**SET TASK**
Transcribe the data in full and exactly, omitting any pictures.

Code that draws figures
┌──
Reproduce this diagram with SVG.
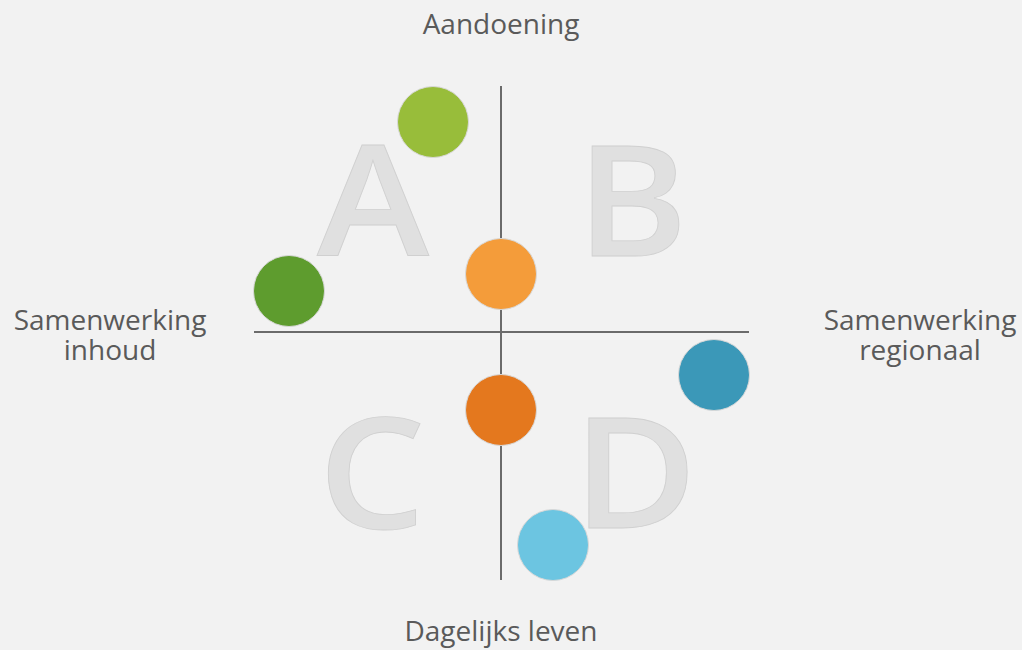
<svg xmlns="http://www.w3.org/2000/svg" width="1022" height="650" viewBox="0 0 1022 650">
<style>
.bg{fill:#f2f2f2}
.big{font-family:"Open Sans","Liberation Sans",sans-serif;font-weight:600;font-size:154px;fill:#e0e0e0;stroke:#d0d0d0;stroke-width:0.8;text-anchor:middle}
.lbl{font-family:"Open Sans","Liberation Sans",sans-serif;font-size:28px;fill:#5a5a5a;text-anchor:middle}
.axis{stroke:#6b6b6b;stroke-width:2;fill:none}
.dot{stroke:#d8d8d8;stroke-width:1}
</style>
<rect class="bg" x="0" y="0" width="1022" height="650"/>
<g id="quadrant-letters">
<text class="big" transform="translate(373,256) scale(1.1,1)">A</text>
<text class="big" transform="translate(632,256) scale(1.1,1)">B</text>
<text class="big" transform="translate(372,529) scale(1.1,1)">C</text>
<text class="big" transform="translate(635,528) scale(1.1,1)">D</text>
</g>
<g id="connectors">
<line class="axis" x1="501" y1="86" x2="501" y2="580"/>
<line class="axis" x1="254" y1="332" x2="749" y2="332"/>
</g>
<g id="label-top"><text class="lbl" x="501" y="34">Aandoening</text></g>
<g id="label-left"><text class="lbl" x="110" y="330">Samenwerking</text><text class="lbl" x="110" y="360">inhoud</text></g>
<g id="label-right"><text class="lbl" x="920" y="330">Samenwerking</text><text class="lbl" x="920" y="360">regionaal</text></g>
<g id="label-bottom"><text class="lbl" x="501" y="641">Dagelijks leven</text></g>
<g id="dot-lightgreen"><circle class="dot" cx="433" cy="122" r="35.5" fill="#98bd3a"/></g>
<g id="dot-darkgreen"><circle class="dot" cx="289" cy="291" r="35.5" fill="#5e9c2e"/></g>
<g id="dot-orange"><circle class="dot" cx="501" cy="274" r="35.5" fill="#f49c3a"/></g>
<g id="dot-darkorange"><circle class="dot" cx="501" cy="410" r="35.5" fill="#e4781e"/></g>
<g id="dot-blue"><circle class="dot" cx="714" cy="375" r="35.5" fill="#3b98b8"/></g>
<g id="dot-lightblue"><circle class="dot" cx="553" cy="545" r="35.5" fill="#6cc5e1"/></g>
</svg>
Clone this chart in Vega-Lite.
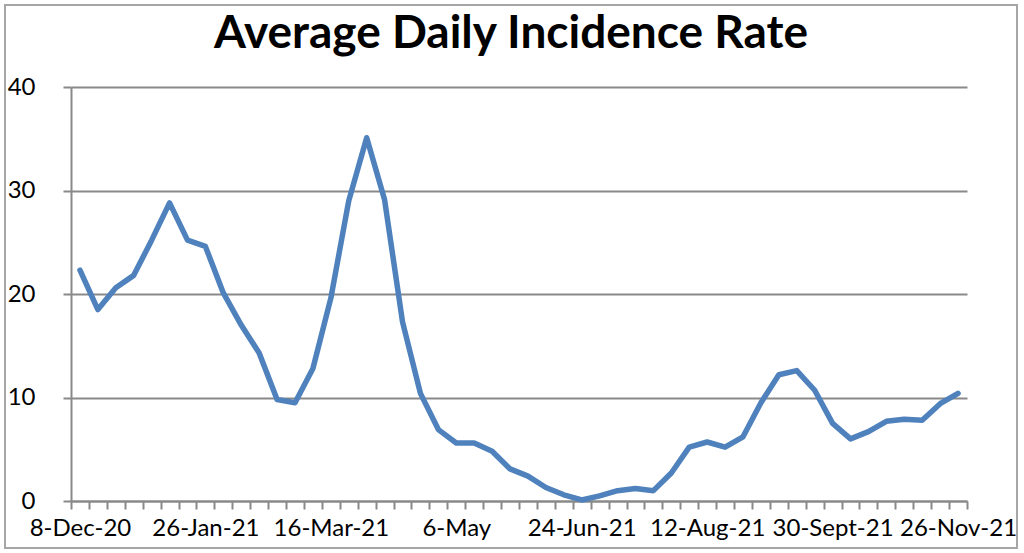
└──
**EXERCISE ANSWER**
Reproduce this diagram with SVG.
<svg xmlns="http://www.w3.org/2000/svg" width="1022" height="650" viewBox="0 0 1022 650">
<style>
.bg{fill:#f2f2f2}
.big{font-family:"Open Sans","Liberation Sans",sans-serif;font-weight:600;font-size:154px;fill:#e0e0e0;stroke:#d0d0d0;stroke-width:0.8;text-anchor:middle}
.lbl{font-family:"Open Sans","Liberation Sans",sans-serif;font-size:28px;fill:#5a5a5a;text-anchor:middle}
.axis{stroke:#6b6b6b;stroke-width:2;fill:none}
.dot{stroke:#d8d8d8;stroke-width:1}
</style>
<rect class="bg" x="0" y="0" width="1022" height="650"/>
<g id="quadrant-letters">
<text class="big" transform="translate(373,256) scale(1.1,1)">A</text>
<text class="big" transform="translate(632,256) scale(1.1,1)">B</text>
<text class="big" transform="translate(372,529) scale(1.1,1)">C</text>
<text class="big" transform="translate(635,528) scale(1.1,1)">D</text>
</g>
<g id="connectors">
<line class="axis" x1="501" y1="86" x2="501" y2="580"/>
<line class="axis" x1="254" y1="332" x2="749" y2="332"/>
</g>
<g id="label-top"><text class="lbl" x="501" y="34">Aandoening</text></g>
<g id="label-left"><text class="lbl" x="110" y="330">Samenwerking</text><text class="lbl" x="110" y="360">inhoud</text></g>
<g id="label-right"><text class="lbl" x="920" y="330">Samenwerking</text><text class="lbl" x="920" y="360">regionaal</text></g>
<g id="label-bottom"><text class="lbl" x="501" y="641">Dagelijks leven</text></g>
<g id="dot-lightgreen"><circle class="dot" cx="433" cy="122" r="35.5" fill="#98bd3a"/></g>
<g id="dot-darkgreen"><circle class="dot" cx="289" cy="291" r="35.5" fill="#5e9c2e"/></g>
<g id="dot-orange"><circle class="dot" cx="501" cy="274" r="35.5" fill="#f49c3a"/></g>
<g id="dot-darkorange"><circle class="dot" cx="501" cy="410" r="35.5" fill="#e4781e"/></g>
<g id="dot-blue"><circle class="dot" cx="714" cy="375" r="35.5" fill="#3b98b8"/></g>
<g id="dot-lightblue"><circle class="dot" cx="553" cy="545" r="35.5" fill="#6cc5e1"/></g>
</svg>
Clone this chart in Vega-Lite.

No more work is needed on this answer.